Is there any reason anyone can think of why you wouldn't use window.replace instead of window.location.href=

I want to suggest it but I don't want to look silly, I'm not really a programmer or scripter but this redirect has bugged me a couple of times. Only things that immediately spring to mind is IE supporting this incorrectly (only tested my solution in firebug/firefox), a reasonable design/functionality decision (the redirect page is also the logout page as well as the first page you get to when you navigate to the app via a certain way). Am expecting there is some glaringly obvious reason why you wouldn't do this and they'd be all patronising when I suggest it :P
 
anything specific on that page you are referring to that I may have missed? I was looking for any reason not to use replace, be it functional or technical...
 
I don't know if I'm looking at the right thing, I really do web stuff.

The difference between location.href and location.replace is that the former will create a new history entry on the visitors computer.

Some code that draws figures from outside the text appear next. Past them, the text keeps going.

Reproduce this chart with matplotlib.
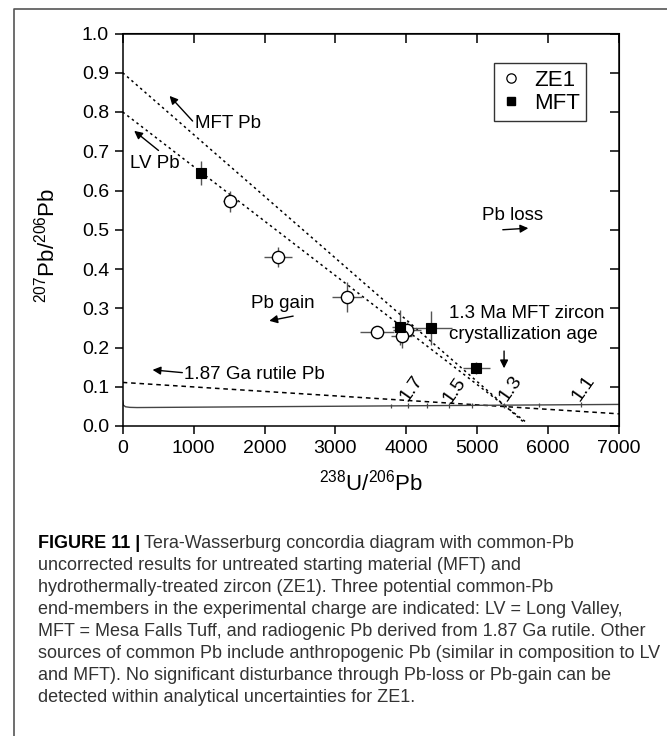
import matplotlib
matplotlib.use('Agg')
import matplotlib.pyplot as plt
from matplotlib.lines import Line2D

plt.rcParams['font.family'] = ['Liberation Sans', 'DejaVu Sans']
plt.rcParams['mathtext.fontset'] = 'custom'
plt.rcParams['mathtext.rm'] = 'Liberation Sans'
plt.rcParams['mathtext.it'] = 'Liberation Sans:italic'
plt.rcParams['mathtext.bf'] = 'Liberation Sans:bold'

# ---------------- data ----------------
ze1_x = [1520, 2190, 3167, 3588, 4008, 3936]
ze1_y = [0.572, 0.431, 0.328, 0.240, 0.245, 0.230]
ze1_xerr = [105, 200, 210, 240, 200, 150]
ze1_yerr = [0.026, 0.025, 0.038, 0.015, 0.020, 0.030]

mft_x = [1110, 3918, 4345, 4988]
mft_y = [0.645, 0.251, 0.250, 0.148]
mft_xerr = [50, 120, 300, 190]
mft_yerr = [0.030, 0.045, 0.043, 0.015]

# common-Pb mixing lines
mft_line_x = [0, 5680]
mft_line_y = [0.900, 0.006]
lv_line_x = [0, 5680]
lv_line_y = [0.800, 0.011]
rutile_line_x = [0, 7000]
rutile_line_y = [0.111, 0.031]

# concordia
conc_x = [0, 10, 40, 100, 200, 7000]
conc_y = [0.064, 0.053, 0.049, 0.0475, 0.047, 0.055]
age_tick_x = [6466, 5873, 5379, 4923, 4604, 4296, 4026, 3788]
age_tick_y = [0.0544, 0.0537, 0.0531, 0.0526, 0.0522, 0.0518, 0.0515, 0.0512]
age_labels = ['1.7', '1.5', '1.3', '1.1']
age_label_x = [4075, 4675, 5470, 6505]
age_label_y = [0.096, 0.092, 0.097, 0.097]

x_ticks = [0, 1000, 2000, 3000, 4000, 5000, 6000, 7000]
y_ticks = [0.0, 0.1, 0.2, 0.3, 0.4, 0.5, 0.6, 0.7, 0.8, 0.9, 1.0]
y_ticklabels = ['0.0', '0.1', '0.2', '0.3', '0.4', '0.5', '0.6', '0.7', '0.8', '0.9', '1.0']

caption_lines = [
    "Tera-Wasserburg concordia diagram with common-Pb",
    "uncorrected results for untreated starting material (MFT) and",
    "hydrothermally-treated zircon (ZE1). Three potential common-Pb",
    "end-members in the experimental charge are indicated: LV = Long Valley,",
    "MFT = Mesa Falls Tuff, and radiogenic Pb derived from 1.87 Ga rutile. Other",
    "sources of common Pb include anthropogenic Pb (similar in composition to LV",
    "and MFT). No significant disturbance through Pb-loss or Pb-gain can be",
    "detected within analytical uncertainties for ZE1.",
]
caption_head = "FIGURE 11 |"

# ---------------- figure ----------------
W, H = 667, 736
fig = plt.figure(figsize=(W / 100, H / 100), dpi=100)
ax = fig.add_axes([122.7 / W, 1 - 426 / H, 496.3 / W, 392.5 / H])

dash_fine = (0, (1.6, 2.2))
ax.plot(mft_line_x, mft_line_y, color='black', lw=1.1, ls=dash_fine, zorder=2)
ax.plot(lv_line_x, lv_line_y, color='black', lw=1.1, ls=dash_fine, zorder=2)
ax.plot(rutile_line_x, rutile_line_y, color='black', lw=1.1, ls=(0, (3, 2.5)), zorder=2)

ax.plot(conc_x, conc_y, color='#444444', lw=1.0, zorder=2)
ax.errorbar(age_tick_x, age_tick_y, yerr=0.006, fmt='none', ecolor='#444444',
            elinewidth=0.9, capsize=0, zorder=2)
for lab, lx, ly in zip(age_labels, age_label_x, age_label_y):
    ax.text(lx, ly, lab, rotation=55, ha='center', va='center', fontsize=14)

# data
ax.errorbar(ze1_x, ze1_y, xerr=ze1_xerr, yerr=ze1_yerr, fmt='none',
            ecolor='#555555', elinewidth=1.0, capsize=0, zorder=3)
ax.errorbar(mft_x, mft_y, xerr=mft_xerr, yerr=mft_yerr, fmt='none',
            ecolor='#555555', elinewidth=1.0, capsize=0, zorder=3)
ax.plot(ze1_x, ze1_y, 'o', ms=8.8, mfc='white', mec='black', mew=1.0, ls='none', zorder=4)
ax.plot(mft_x, mft_y, 's', ms=6.6, mfc='black', mec='black', mew=0.8, ls='none', zorder=5)

# annotations
afs = 13.5
ap = dict(arrowstyle='-|>', color='black', lw=1.0, mutation_scale=12, shrinkA=0, shrinkB=0)
ax.text(1022, 0.770, 'MFT Pb', fontsize=afs, ha='left', va='center')
ax.annotate('', xy=(661, 0.841), xytext=(986, 0.777), arrowprops=ap)
ax.text(102, 0.668, 'LV Pb', fontsize=afs, ha='left', va='center')
ax.annotate('', xy=(162, 0.752), xytext=(505, 0.702), arrowprops=ap)
ax.text(5072, 0.537, 'Pb loss', fontsize=afs, ha='left', va='center')
ax.annotate('', xy=(5721, 0.504), xytext=(5361, 0.500), arrowprops=ap)
ax.text(1815, 0.312, 'Pb gain', fontsize=afs, ha='left', va='center')
ax.annotate('', xy=(2067, 0.268), xytext=(2404, 0.280), arrowprops=ap)
ax.text(4609, 0.287, '1.3 Ma MFT zircon', fontsize=afs, ha='left', va='center')
ax.text(4609, 0.234, 'crystallization age', fontsize=afs, ha='left', va='center')
ax.annotate('', xy=(5379, 0.147), xytext=(5379, 0.191), arrowprops=ap)
ax.text(865, 0.132, '1.87 Ga rutile Pb', fontsize=afs, ha='left', va='center')
ax.annotate('', xy=(421, 0.143), xytext=(841, 0.136), arrowprops=ap)

# axes
ax.set_xlim(0, 7000)
ax.set_ylim(0, 1.0)
ax.set_xticks(x_ticks)
ax.set_yticks(y_ticks)
ax.set_yticklabels(y_ticklabels)
ax.tick_params(direction='out', length=5.8, width=1.1, labelsize=14, pad=4,
               top=False, right=False)
for s in ax.spines.values():
    s.set_linewidth(1.1)

secx = ax.secondary_xaxis('top')
secx.set_xticks(x_ticks)
secx.set_xticklabels([])
secx.tick_params(direction='in', length=7, width=1.1)
secy = ax.secondary_yaxis('right')
secy.set_yticks(y_ticks)
secy.set_yticklabels([])
secy.tick_params(direction='in', length=6.5, width=1.1)

ax.set_xlabel(r'$^{238}$U/$^{206}$Pb', fontsize=16, va='center')
ax.xaxis.set_label_coords(0.5, -0.145)
ax.set_ylabel(r'$^{207}$Pb/$^{206}$Pb', fontsize=16, va='center')
ax.yaxis.set_label_coords(-0.1525, 0.46)

# legend
handles = [Line2D([], [], marker='o', ls='none', ms=6.7, mfc='white', mec='black', mew=0.9),
           Line2D([], [], marker='s', ls='none', ms=6.0, mfc='black', mec='black')]
leg = ax.legend(handles, ['ZE1', 'MFT'], loc='upper left', bbox_to_anchor=(0.748, 0.925),
                fontsize=16, frameon=True, fancybox=False, edgecolor='black',
                handlelength=0.9, handletextpad=0.6, labelspacing=0.12,
                borderpad=0.3, borderaxespad=0)
leg.get_frame().set_linewidth(1.0)

# figure border
fig.add_artist(Line2D([14 / W, 14 / W, 1.0], [0, 1 - 9 / H, 1 - 9 / H],
                      transform=fig.transFigure, color='#555555', lw=1.2))

# caption
cap_x = 38 / W
cap_y0 = 543
cap_dy = 22
cap_color = '#333333'
fs0 = 12
texts = []
head = fig.text(cap_x, 1 - cap_y0 / H, caption_head, fontsize=fs0, fontweight='bold',
                color='black', ha='left', va='center')
for i, line in enumerate(caption_lines):
    t = fig.text(cap_x, 1 - (cap_y0 + i * cap_dy) / H, line, fontsize=fs0,
                 color=cap_color, ha='left', va='center')
    texts.append(t)

fig.canvas.draw()
r = fig.canvas.get_renderer()
w6 = texts[5].get_window_extent(r).width
scale = 622 / w6
fs = fs0 * scale
head.set_fontsize(fs)
for t in texts:
    t.set_fontsize(fs)
fig.canvas.draw()
hb = head.get_window_extent(r)
texts[0].set_x((hb.x1 + fs * 0.3) / W)

fig.savefig('out.png', dpi=100)
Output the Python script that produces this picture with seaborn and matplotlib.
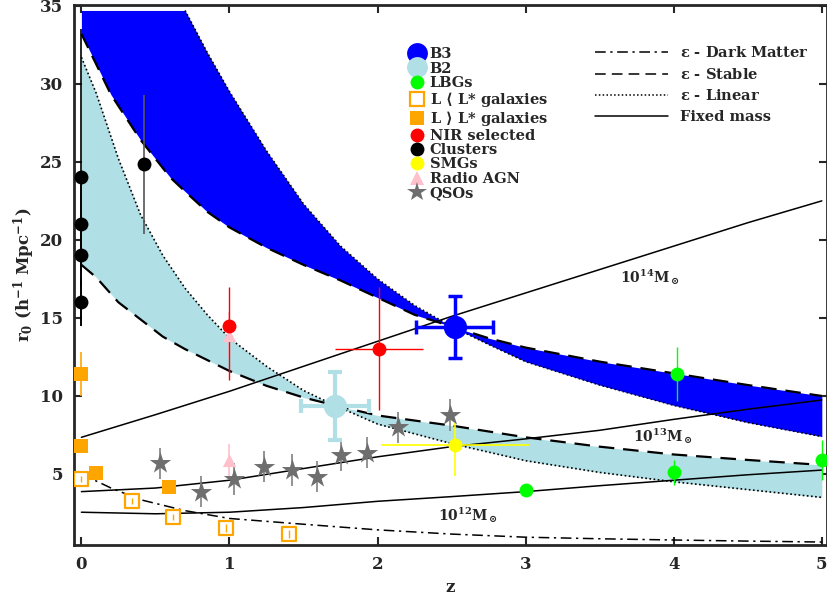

This means that if they hit the back button, they can get stuck in a 'redirection loop'. This is usually undesirable and may have unwanted side effects - most pay per click search engines will not allow the submission of URLs that 'break' the back button.
 
Yeah, window.location.replace = 'xyz.com' is the answer.

It replaces the page doing the redirect in the browser history, so if the back button is pressed, you go to the originating page, not the redirecting page.